Wednesday, March 18, 2009

Romney's Emphasis on the Death of Love and the Failure of Poetry


Book IV 324-40

This passage is Romney's attempt to explain himself to Aurora when Aurora asked why he was going to marry. I believe he was also defending his heart by slighting Aurora, the one who broke his heart. Romney and Aurora shares a "mutual love" while he is marrying Marian for "common love". In this passage we see a very cynical view of love, that mutual love no longer exists and no longer has substance, and is as old as the beginning of life. To Romney it is a paradise tainted by his reality. He claims to marry for the institution, to go with a wife to galleries and dates with other couples. Love is no longer the reason to marriage (he refers to it as "work"), but rather marriage is essential to live "honorable". He defies what Aurora stands for, for it is love that she expresses through poetry and cannot understand his reasoning for marrying someone just to obtain the institution's title.
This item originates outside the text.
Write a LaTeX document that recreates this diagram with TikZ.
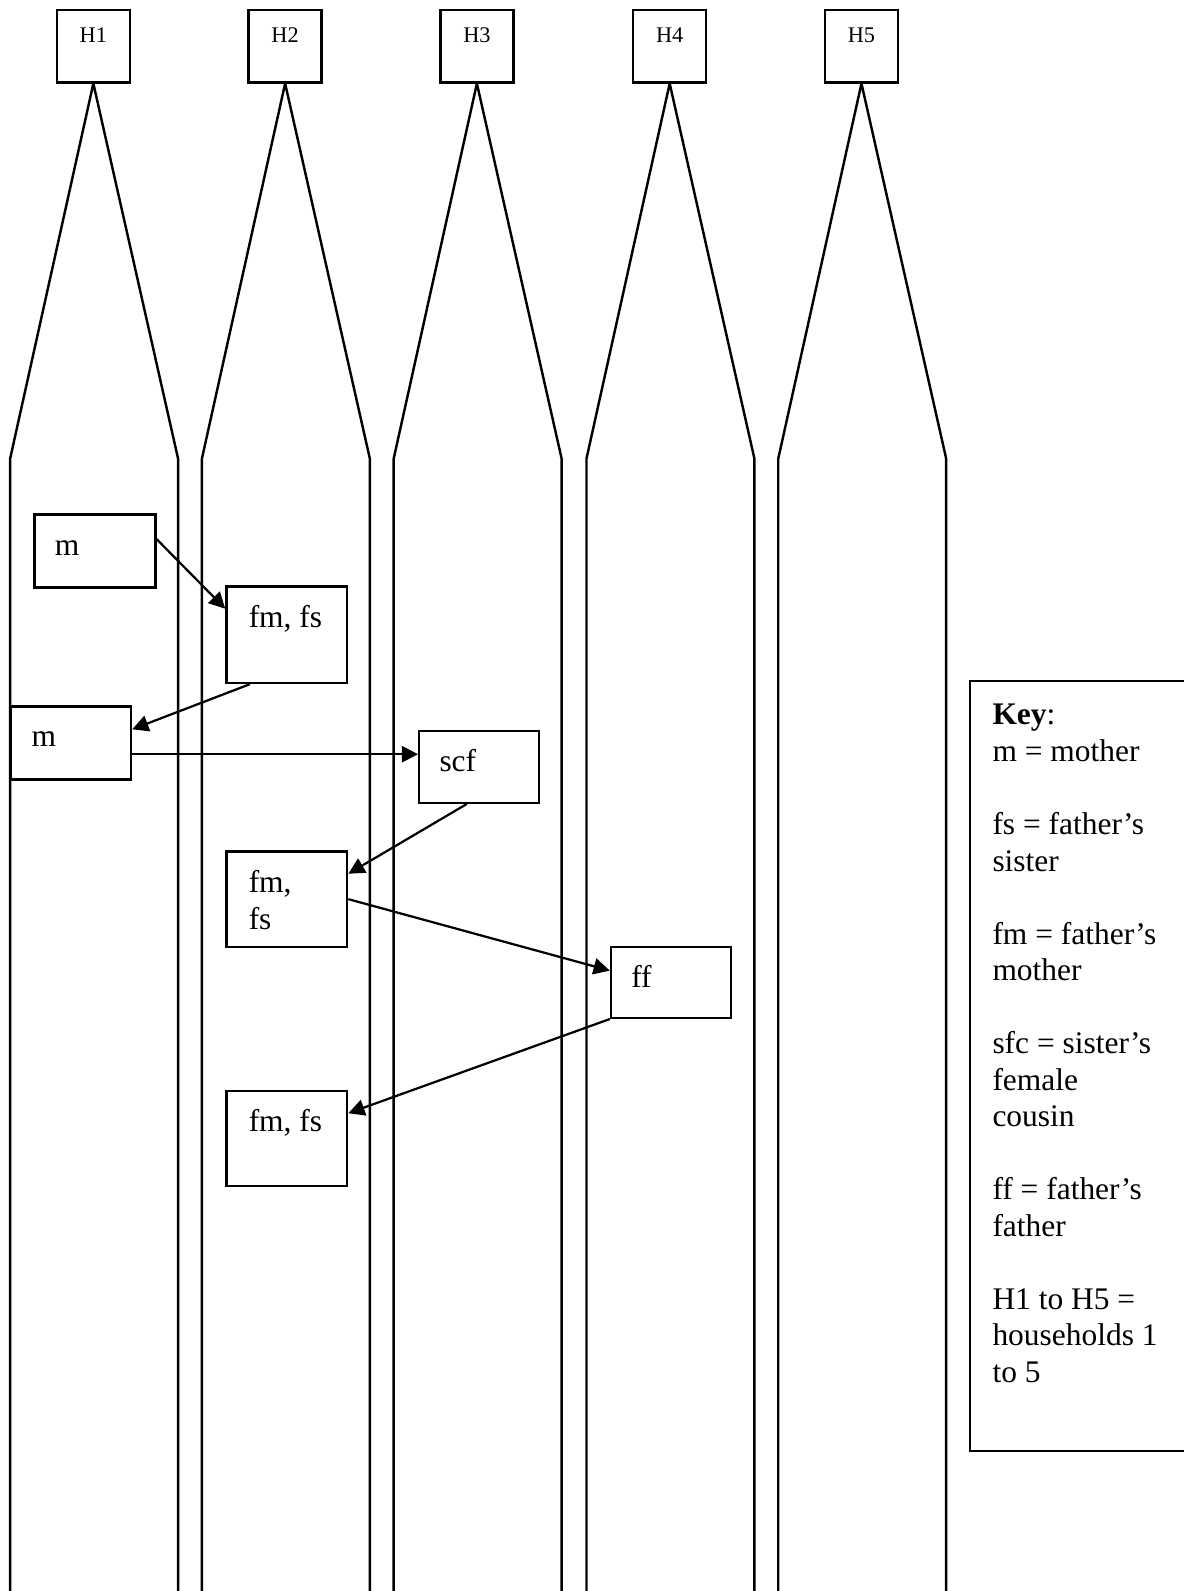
\documentclass[tikz,border=0pt]{standalone}
\usepackage{fontspec}
\setmainfont{Liberation Serif}
\usetikzlibrary{arrows.meta,calc}
\begin{document}
\begin{tikzpicture}[x=0.5pt,y=-0.5pt,
  line width=1.15pt,
  hbox/.style={draw, minimum width=36pt, minimum height=35.5pt, inner sep=0pt, anchor=north},
  htext/.style={anchor=base, inner sep=0pt, font=\fontsize{11}{13}\selectfont},
  pbox/.style={draw, minimum width=59.5pt, inner sep=0pt, anchor=north west},
  intext/.style={anchor=base west, inner sep=0pt, align=left, font=\fontsize{15.5}{18}\selectfont},
  colline/.style={line width=1.2pt, line join=bevel},
  arr/.style={-{Triangle[length=8pt,width=8pt]}, line width=1.1pt}
]
\useasboundingbox (0,0) rectangle (1167,1568);

% household headers and columns
\foreach \c/\n in {92/1,281/2,470/3,660/4,849/5} {
  \node[hbox] (h\n) at (\c,9) {};
  \node[htext] (ht\n) at ([yshift=-16.5pt]h\n.north) {H\n};
  \draw[colline] (\c-82,1568) -- (\c-82,452) -- (h\n.south) -- (\c+83.5,452) -- (\c+83.5,1568);
}

% boxes
\node[pbox, minimum height=36pt] (m1) at (33,506) {};
\node[pbox, minimum height=47.5pt] (fm1) at (222,577) {};
\node[pbox, minimum width=59pt, minimum height=36pt] (m2) at (10,695) {};
\node[pbox, minimum width=59pt, minimum height=35.5pt] (scf) at (412,719) {};
\node[pbox, minimum height=47pt] (fm2) at (222,838) {};
\node[pbox, minimum width=59pt, minimum height=35pt] (ff) at (601,932) {};
\node[pbox, minimum height=47pt] (fm3) at (222,1074) {};

% box texts
\node[intext] (m1t) at ([xshift=10pt,yshift=-20.5pt]m1.north west) {m};
\node[intext] (fm1t) at ([xshift=11pt,yshift=-20.5pt]fm1.north west) {fm, fs};
\node[intext] (m2t) at ([xshift=10pt,yshift=-20.5pt]m2.north west) {m};
\node[intext] (scft) at ([xshift=10pt,yshift=-20.5pt]scf.north west) {scf};
\node[intext, anchor=north west] (fm2t) at ([xshift=11pt,yshift=-9.5pt]fm2.north west) {fm,\\ fs};
\node[intext] (fft) at ([xshift=10pt,yshift=-20.5pt]ff.north west) {ff};
\node[intext] (fm3t) at ([xshift=11pt,yshift=-20.5pt]fm3.north west) {fm, fs};

% arrows
\draw[arr] ($(m1.north east)!0.34!(m1.south east)$) -- ($(fm1.north west)!0.236!(fm1.south west)$);
\draw[arr] ($(fm1.south west)!0.2!(fm1.south east)$) -- ($(m2.north east)!0.32!(m2.south east)$);
\coordinate (a3) at ($(m2.north east)!0.65!(m2.south east)$);
\draw[arr] (a3) -- (a3 -| scf.west);
\draw[arr] ($(scf.south west)!0.4!(scf.south east)$) -- ($(fm2.north east)!0.24!(fm2.south east)$);
\draw[arr] (fm2.east) -- ($(ff.north west)!0.34!(ff.south west)$);
\draw[arr] (ff.south west) -- ($(fm3.north east)!0.24!(fm3.south east)$);

% key
\draw (1167,671) -- (956,671) -- (956,1430) -- (1167,1430);
\node[intext, anchor=north west] (keyt) at (977,693) {\textbf{Key}:\\ m = mother\\[18pt]
fs = father’s\\ sister\\[18pt]
fm = father’s\\ mother\\[18pt]
sfc = sister’s\\ female\\ cousin\\[18pt]
ff = father’s\\ father\\[18pt]
H1 to H5 =\\ households 1\\ to 5};
\end{tikzpicture}
\end{document}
He has always thought she had not the ability to write poetry because she was a woman, but now he accepts her position--bashing her now for being a poet than a woman trying to be one. He feels that poetry is useless because love no longer holds its former position, that she has gnats instead of moths. To Romney love is dead, and therefore poetry has nothing to exist on, nothing to feed on, and nothing remain on.